Cecília Cristina Dos Reis Tomás
Laboratory of Distance Education and eLearning (LE@D), Universidade Aberta
cecilia1976@gmail.com

António Moreira Teixeira
Laboratory of Distance Education and eLearning (LE@D), Universidade Aberta
Antonio.Teixeira@uab.pt

Abstract

In the research on the ethical challenges related to the Internet of Things (IoT) and the personalisation of the learning process, four key categories have been identified: Security, Privacy, Automation, and Interaction. Based on this framework, using Constructivist Grounded Theory (CGT), we’ve conducted a study with twenty one actors in the field which have reflected on the advantages, risks and challenges, creating and developing theoretical solutions from technological, pedagogical, and ethical-philosophical perspectives.

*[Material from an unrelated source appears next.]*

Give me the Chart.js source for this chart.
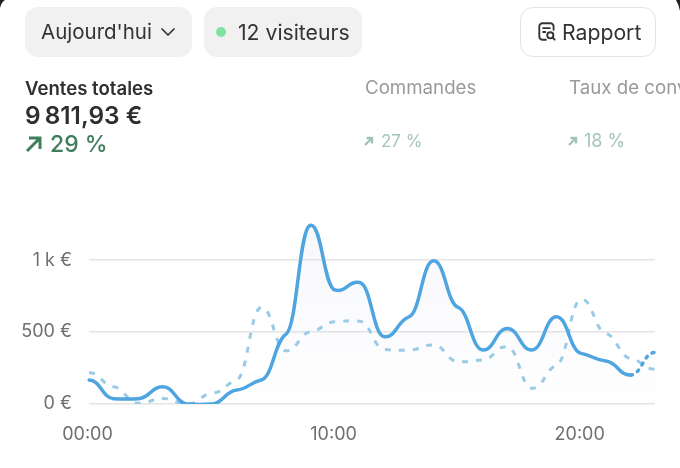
<!DOCTYPE html>
<html lang="fr"><head><meta charset="utf-8">
<script src="https://cdn.jsdelivr.net/npm/chart.js@4"></script>
<style>
html,body{margin:0;padding:0;background:#fff;width:680px;height:468px;overflow:hidden;font-family:Inter,sans-serif;color:#2f2f2f}
#c{position:absolute;left:0;top:0;width:680px;height:468px}
.a{position:absolute;white-space:nowrap}
.pill{background:#f1f1f2;border-radius:13px;height:50px;top:7px}
.t{font-size:20.5px;line-height:50px;color:#333}
</style></head><body>
<canvas id="c" width="680" height="468"></canvas>
<svg class="a" style="left:0;top:0" width="680" height="12" viewBox="0 0 680 12"><path d="M0 0h5Q1.500 2 0 8z" fill="#222"/><path d="M680 0h-4Q678.500 4 680 11z" fill="#222"/></svg>
<div class="a pill" style="left:25px;width:167px"></div>
<div class="a t" style="left:41px;top:7px">Aujourd'hui</div>
<svg class="a" style="left:160px;top:27px" width="16" height="10" viewBox="0 0 16 10"><path d="M2 2l6 6 6-6" fill="none" stroke="#333" stroke-width="1.7" stroke-linecap="round" stroke-linejoin="round"/></svg>
<div class="a pill" style="left:204px;width:158px"></div>
<div class="a" style="left:216px;top:27px;width:10px;height:10px;border-radius:5px;background:#7fe3a0"></div>
<div class="a t" style="left:238px;top:7px;font-size:21.2px">12 visiteurs</div>
<div class="a" style="left:520px;top:7px;width:134px;height:48px;border:1px solid #e2e2e2;border-radius:13px"></div>
<svg class="a" style="left:536px;top:21px" width="22" height="22" viewBox="0 0 20 20" fill="none" stroke="#333" stroke-width="1.7" stroke-linecap="round"><path d="M9 17H6a3 3 0 0 1-3-3V5a3 3 0 0 1 3-3h7a3 3 0 0 1 3 3v3"/><path d="M6.500 6.500h6M6.500 10h2"/><circle cx="13" cy="13" r="2.800"/><path d="M15 15l2 2"/></svg>
<div class="a t" style="left:562px;top:7px;font-size:21.2px">Rapport</div>

<div class="a" style="left:25px;top:77px;font-size:18.600px;font-weight:600;line-height:22px">Ventes totales</div>
<div class="a" style="left:25px;top:100px;font-size:24.400px;font-weight:600;line-height:30px">9&#8239;811,93 €</div>
<svg class="a" style="left:25px;top:135px" width="18" height="18" viewBox="0 0 18 18" fill="none" stroke="#3f7d5c" stroke-width="3"><path d="M2 16L15 3M4 3h11v11"/></svg>
<div class="a" style="left:50px;top:129px;font-size:23px;font-weight:500;line-height:30px;color:#3f7d5c">29 %</div>

<div class="a" style="left:365px;top:77px;font-size:18.700px;line-height:22px;color:#9a9a9a">Commandes</div>
<svg class="a" style="left:364px;top:136px" width="10" height="10" viewBox="0 0 10 10" fill="none" stroke="#a3c6b4" stroke-width="2.400"><path d="M1 9L8 2M2.500 2H8v5.500"/></svg>
<div class="a" style="left:381px;top:130px;font-size:17px;line-height:22px;color:#a3c6b4">27 %</div>
<div class="a" style="left:569px;top:77px;font-size:18.700px;line-height:22px;color:#9a9a9a">Taux de conversion</div>
<svg class="a" style="left:568px;top:136px" width="10" height="10" viewBox="0 0 10 10" fill="none" stroke="#a3c6b4" stroke-width="2.400"><path d="M1 9L8 2M2.500 2H8v5.500"/></svg>
<div class="a" style="left:584px;top:130px;font-size:18px;line-height:22px;color:#a3c6b4">18 %</div>
<script>
const hours = ['00:00','01:00','02:00','03:00','04:00','05:00','06:00','07:00','08:00','09:00','10:00','11:00','12:00','13:00','14:00','15:00','16:00','17:00','18:00','19:00','20:00','21:00','22:00','23:00'];
const today = [167,37,37,120,0,0,97,167,484,1243,792,845,468,606,995,671,375,525,375,606,352,299,201,359];
const previous = [218,120,5,39,0,74,167,671,370,502,572,576,380,375,410,294,306,398,109,271,727,491,317,241];
const yTicks = [0,500,1000];
const yTickLabels = {0:'0 €',500:'500 €',1000:'1 k €'};
const shownHours = ['00:00','10:00','20:00'];
const lastCompleteHour = 22;

// The reference curve leaves each point almost horizontally, so soften the
// library's own bezier handles rather than moving any point.
const flattenCurves = {id:'flattenCurves',beforeDatasetsDraw(chart){
  chart.getSortedVisibleDatasetMetas().forEach(meta=>{
    meta.dataset.updateControlPoints(chart.chartArea);
    const pts=meta.data;
    pts.forEach((p,i)=>{
      const dx=(pts[1].x-pts[0].x)*0.47;
      const prev=pts[i-1], next=pts[i+1];
      const slope=prev&&next?(next.y-prev.y)/(next.x-prev.x)*0.2:0;
      p.cp1x=p.x-dx; p.cp1y=p.y-slope*dx;
      p.cp2x=p.x+dx; p.cp2y=p.y+slope*dx;
    });
  });
}};

new Chart(document.getElementById('c'),{
  type:'line',
  plugins:[flattenCurves],
  data:{labels:hours,datasets:[
    {label:"Aujourd'hui",data:today,borderColor:'#4ea5e0',borderWidth:3.5,tension:0.4,pointRadius:0,
     fill:'origin',
     backgroundColor:(ctx)=>{const a=ctx.chart.chartArea;if(!a)return 'transparent';
       const g=ctx.chart.ctx.createLinearGradient(0,a.top,0,a.bottom);
       g.addColorStop(0,'rgba(200,205,235,0.15)');g.addColorStop(1,'rgba(200,205,235,0.01)');return g;},
     segment:{borderDash:(s)=>s.p0DataIndex>=lastCompleteHour?[2,6]:undefined},
     borderCapStyle:'round',borderJoinStyle:'round',order:1},
    {label:'Précédent',data:previous,borderColor:'#98cbe6',borderWidth:3,tension:0.4,pointRadius:0,fill:false,
     borderDash:[6,8],order:2}
  ]},
  options:{responsive:false,animation:false,devicePixelRatio:1,
    layout:{padding:{top:217,right:25,left:0,bottom:0}},
    plugins:{legend:{display:false},tooltip:{enabled:false}},
    scales:{
      x:{grid:{display:false,drawTicks:false},border:{display:false},
        afterFit:(s)=>{s.height=64},
        ticks:{autoSkip:false,maxRotation:0,minRotation:0,padding:20,labelOffset:-1.5,color:'#6f6f6f',font:{family:'Inter',size:18},
          callback(v){const l=this.getLabelForValue(v);return shownHours.includes(l)?l:''}}},
      y:{min:0,max:1300,grid:{color:'#e4e4e6',lineWidth:1.6,drawTicks:false},border:{display:false},
        afterFit:(s)=>{s.width=89},
        afterBuildTicks:(s)=>{s.ticks=yTicks.map(v=>({value:v}))},
        ticks:{padding:17,color:'#6f6f6f',font:{family:'Inter',size:18},callback:(v)=>yTickLabels[v]}}
    }
  }
});
</script>
</body></html>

Coupled with the challenge of interoperability on IoT highways, the educational process generates disadvantages associated with access, use, monitoring and ownership of data, as well as standardization that falls under “profiling” rather than personalization. This leads to problems like exclusion, redundancy of the human being in education through its homogenization and determinism that leads to a loss of sense of freedom, control and choice. The consequence is surveillance associated with corporativism and the loss of the notion of the Common Good in general and in the education in particular. In this paper we discuss how IoT, algorithms and Artificial Intelligence (AI) linked to automation falls within the profiling; and whether more artisanal solutions linked to human language, communication and the relationship that enhance collaboration among multitudes, lead to a stigmeric learning enhancing a personalization of proximity. In this way we are invited to think of a symbiosis between the human being and the machine without the threat of its control, but with the openness and access in education as advantages, the expansion of interaction and communication enhanced by automated processes in pursuit of personalization, distinguishing the cost from the value of data, the value of collective data from the value of personal data among other challenges. In the paper we suggest the idea of a new social contract, whose ethical dimension necessarily rests on the value of the Common Good associated with justice, equity, equality and inclusion.